The Supper Club tells the story of a group of people coming together once a month supper parties together, with secret, lies and relationships being revealed amongst them. The instigator of the party is widow Lucy, who with her children Sam, Jon and Kate is trying to rebuild her life with new boyfriend Mike who her children don't like. Lucy's sister Jenny also joins in, but she's a single Corporate Events organiser who doesn't like to muck around.
The others include Chrissie and Martin, who are starting to venture out after the birth of their son George; Antony and new girlfriend Patsy, and his wife Maggie makes an appearance too. Things happen at the dinner parties none of them expect, but its life in between the dinners that manages to change everything for the individuals of the group.
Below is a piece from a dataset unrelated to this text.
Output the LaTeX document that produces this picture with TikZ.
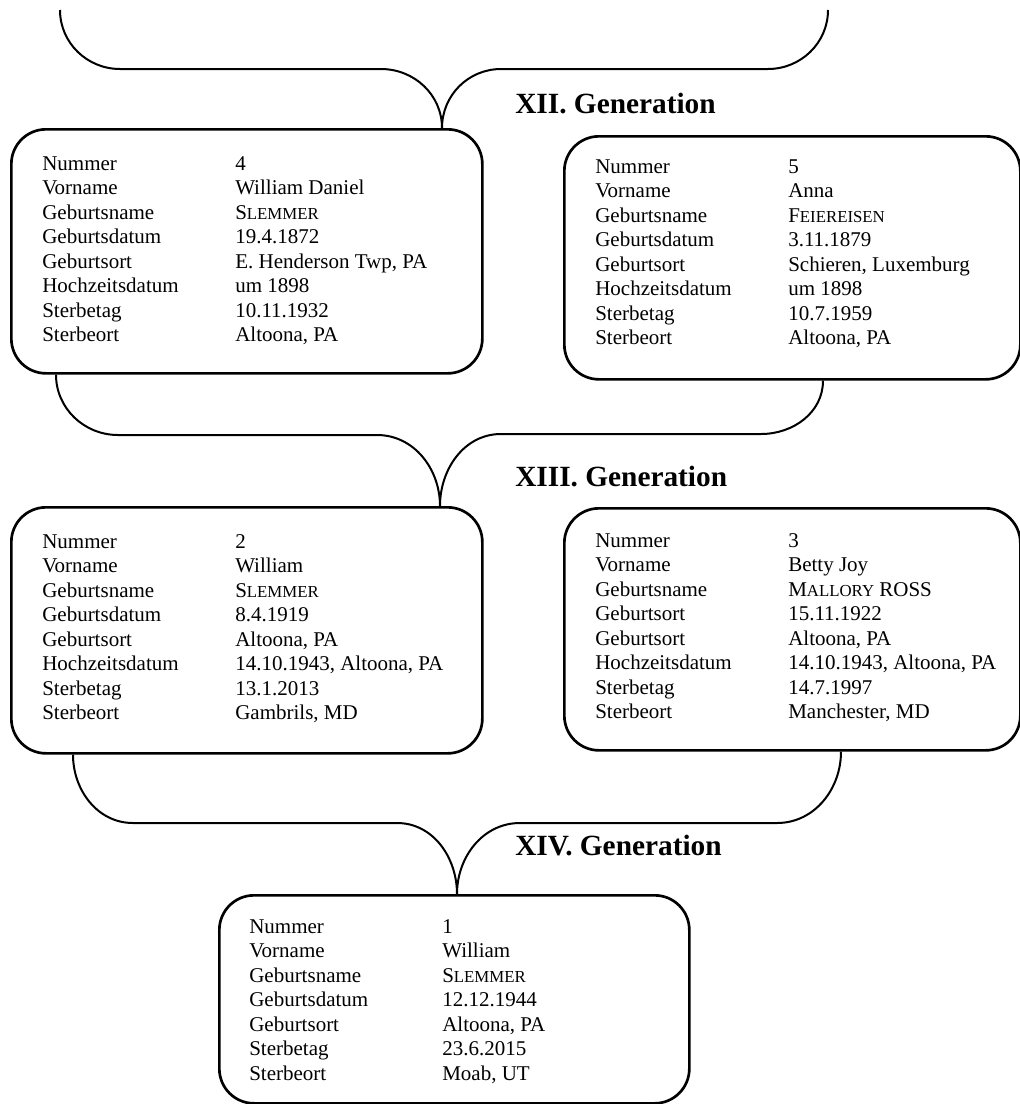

Sophie King definitely likes to write books which contain a lot of characters, and usually I don't like this type of scenario. I prefer a book with just 1 or 2 main characters so I can really concentrate on the unfolding story. However, King writes in such a way that it is easy to follow each of them with relative ease, and become intrigued with the lives of each of them. To be honest, I don't know how she writes such a long book and keeps all of the characters in check, appearing regualrly in the book and interweaves all of the storylines together with ease. A very talented lady methinks! At nearly 500 pages, this is a lot longer than your average chick-lit book, but it needs to be this long to be a satisfactory read with a good enough ending that doesn't feel rushed at all.
As with all of King's previous books, I found myself getting into the story very quickly and loving it immediately. The book begins by introducing us to our 'leading lady' Lucy and I really liked her straight away. Although we're told she is a widow, its not until almost the end we find out what happened to her husband. This was intriguing and all the way through I looked forward to finding out the truth. Lucy's life is well written and I really enjoyed following her story most of all. I did think at times she was a bit weak with her boyfriend but King tries to defend her actions as the book progresses. When I first met another character called Patsy, I hated her and thought King was clever for making me hate a character so quickly. However, she turns this around for Patsy through the book and as her past is revealed, I found myself sympathising for her and liking her which was a good turn of hand by the author!
As you progress through the book, its plain to see that this author completely loses herself in the world of her characters when she is writing because of the brilliant and detailed narrative that she uses throughout. The book changes focus of narration in terms of characters every chapter, and perhaps even twice in a chapter if something big is happening. Despite the regular change, it's still very easy to follow, and I didn't find it a problem to get into the new bit of story at all so for that I do commend Sophie King. The book is told in the third person, which avoids confusing change in voice and this definitely was the way to go with a book that contains so many characters. Family life is the main theme of the book, as with all King's previous works, therefore pretty much anyone will be able to identify with the book and its characters lives and troubles which I think just broadens the appeal of the book.
You can probably tell that I definitely recommend this book because its just an absorbing and brilliant read! The lovely purple cover peering through a window invites you in to the world of the characters, and Sophie King's writing flows so well that you are quickly drawn in the world and lives of the characters inside the pages. Despite many stories being told, it is a fascinating book and I loved how all the many threads eventually started to come together towards the end to tie everything up nicely for the reader. Yes, this is definitely a chick-lit book but the upper end of the market I would say. If you enjoy the genre, please give this book and indeed the author a go, you'll be glad you did!